What if user 1 has many more documents than user 2, and uses "new orleans" a lot. But user 2 does not. User 2 does the search.
The db will first use FTS, and then filter. So user 1 will bias the results of user 2. Perhaps enough for user 2 to discover what words are in user 1 corpus.
AWS offers a solution which is OpenSearch serverless collections. A dedicated collection can be spun up for each user/tenant, e.g. «thing1-user345», «thing2-user123», instead of co-mingling the «user123» and «user345» in the same collection index. It increases the overall overhead but with the infrastructure repeatability, courtesy of IaaC, it is easy to roll out and process/consume «thing1-user123» and «thing2-user123» as discrete datasets.
Tangentially related. I have been finding multi-tenancy to have become more of a liability at worst or a nuisance at best due to the increasingly frequent customer demands to satisfy the data sovereignity, data confidentiality (each tenant wants their own, non-shared cryptography keys etc), data privacy, compliance, the right to forget/GDPR and similar requiremenets. For anything more complex than an anonymous online flower shop, it is simpler to partition the whole thing off – for each customer/tenant.
Any idea how “OpenSearch serverless collections” are implemented? I’m guessing that a “collection” is basically an ElasticSearch index, and “serverless” refers to some method of serializing/loading it on-demand with some cold start tradeoffs?
Basically opensearch and elasticsearch both offer serverless modes now. They work differently because all this was developed post fork. But they do similar things. The Elastic implementation is in early access mode right now, so it is not released yet. I saw a demo of this at one of their meetups in June. I think Opensearch actually moved a bit faster than Elastic on this after Elastic announced that they were working on this a few years ago.
The aim with both is to not have users worry about cluster sizes or cluster management any more, which from an operational point of view is a huge gain because most companies using this stuff aren't very good at doing that properly and the consequences are poor performance, outages, and even data loss when data volume grows.
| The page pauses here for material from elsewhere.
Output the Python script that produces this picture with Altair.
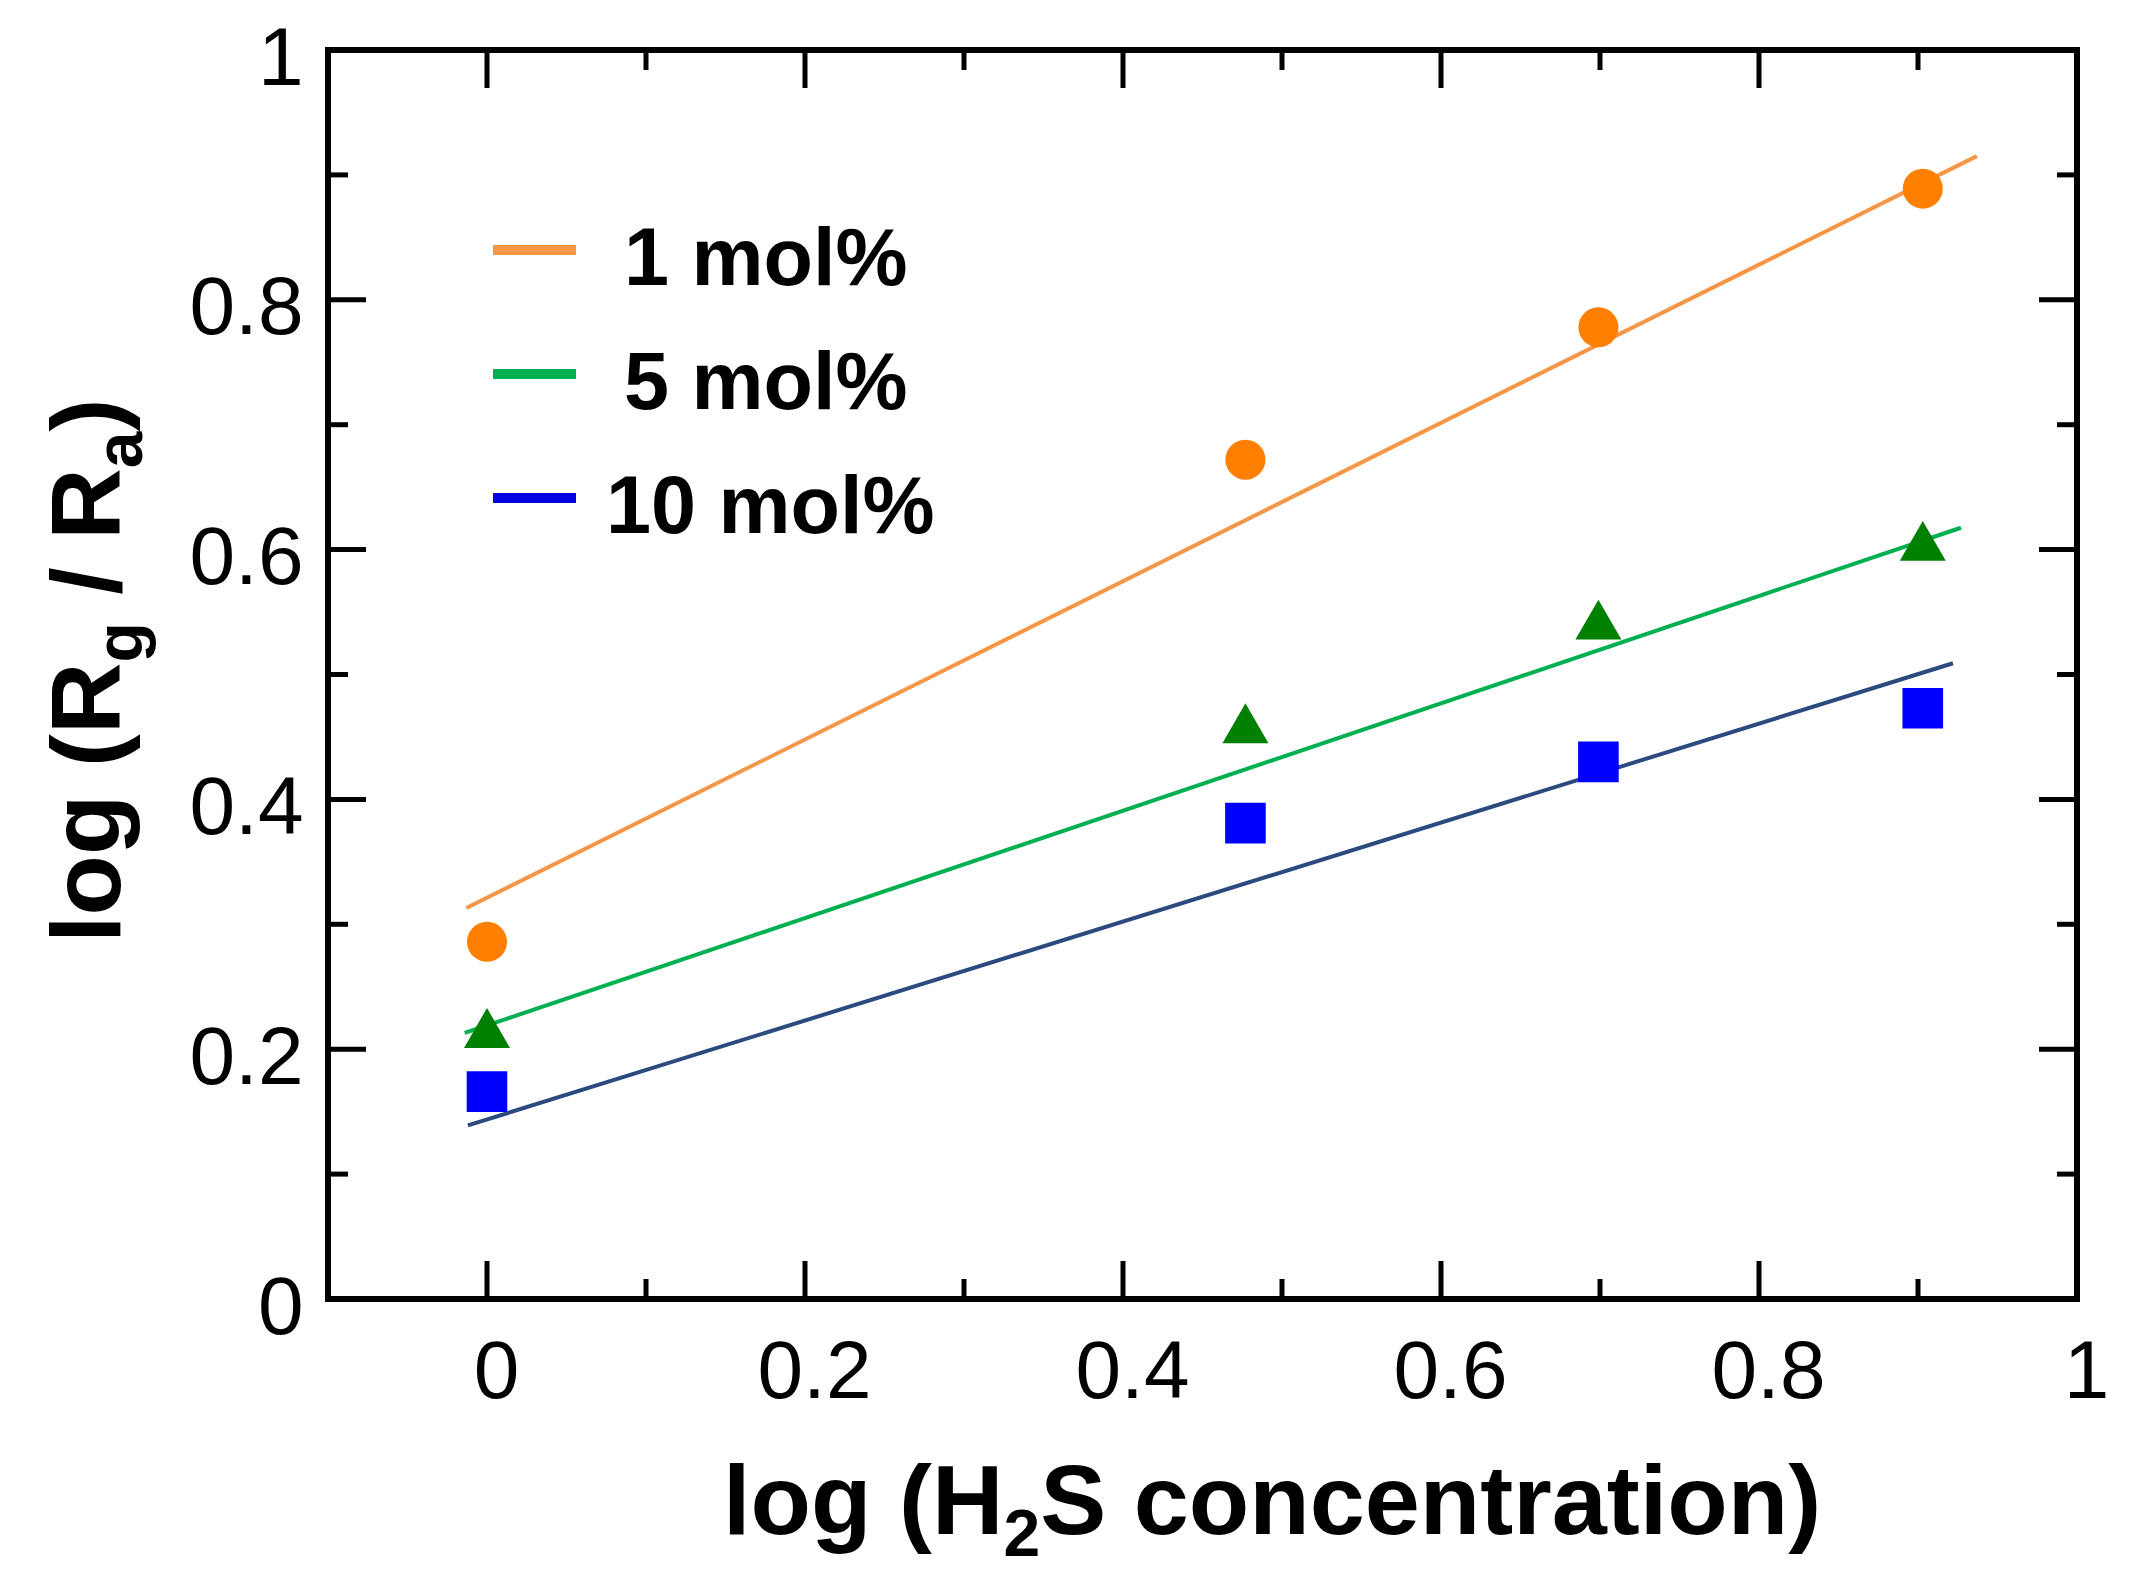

Serverless essentially decouples indexing and querying traffic. All the nodes are transient and use their local disk only as a cache. Data at rest lives in S3 which becomes the single source of truth. So, if a new node comes up, it simply loads it's state from there and it doesn't have to coordinate with other nodes. There's no more possibility for a cluster to go red either. If a node goes down, it just gets replaced. Basically this makes use of the notion that lucene index segments are immutable after they are written to. There's a cleanup process running in the background that merges segments to clean things up but basically that just means you get a new file that then needs to be loaded by query nodes. I'm not 100% sure how write nodes coordinate segment creation and management. But I assume it involves using some kind of queueing.
So you get horizontal scalability for both reads and writes and you no longer have to worry about managing cluster state.
The tradeoff is that you have a bit increased latency before query nodes can see your incoming data because it has to hit S3 as part of the indexing process before read nodes can pick up new segments. Think multiple seconds before new data becomes visible. Both solutions are best suited for time series type use cases but they can also support regular search use cases. Any kind of use case where the same documents get updated regularly or where reading your own writes matters, things are not going to be great.
Amazon's implementation of course probably leverages a lot of their cloud stuff. Elastics implementation will eventually be available in their cloud solution on all supported cloud providers. Self hosting this is going to be challenging with either solution. So that's another tradeoff.
Thanks for the detailed response and insight. This is a great example of when meetups and in-person networking/collaboration can help you stay ahead of the curve.
It does sound like the solution glosses over some cold start problems that will surface with increasing regularity for more fragmented indexes. For example if you have one index per tenant (imagine GitHub search has one public index and then additionally one index per authenticated user containing only repos they are authorized to read), then each user will experience a cold start on their first authenticated search.
I bet these tradeoffs are not so bad, and in practice, are worth the savings. But I will be curious to follow the developments here and to see the limitations more clearly quantified.
(Also this doesn’t address the writes but I’m sure that’s solvable.)
Did I miss something? This is a comment on a publicly accessible website. How did you infer these benefits?
The context offered in their comment was based on a demo they saw at a meetup:
Is this really a viable approach at the scale of B2B SaaS like Salesforce (or, contextually, Algolia)? They would end up with literally 10s of 1000s of DBs. That is surely cost-prohibitive.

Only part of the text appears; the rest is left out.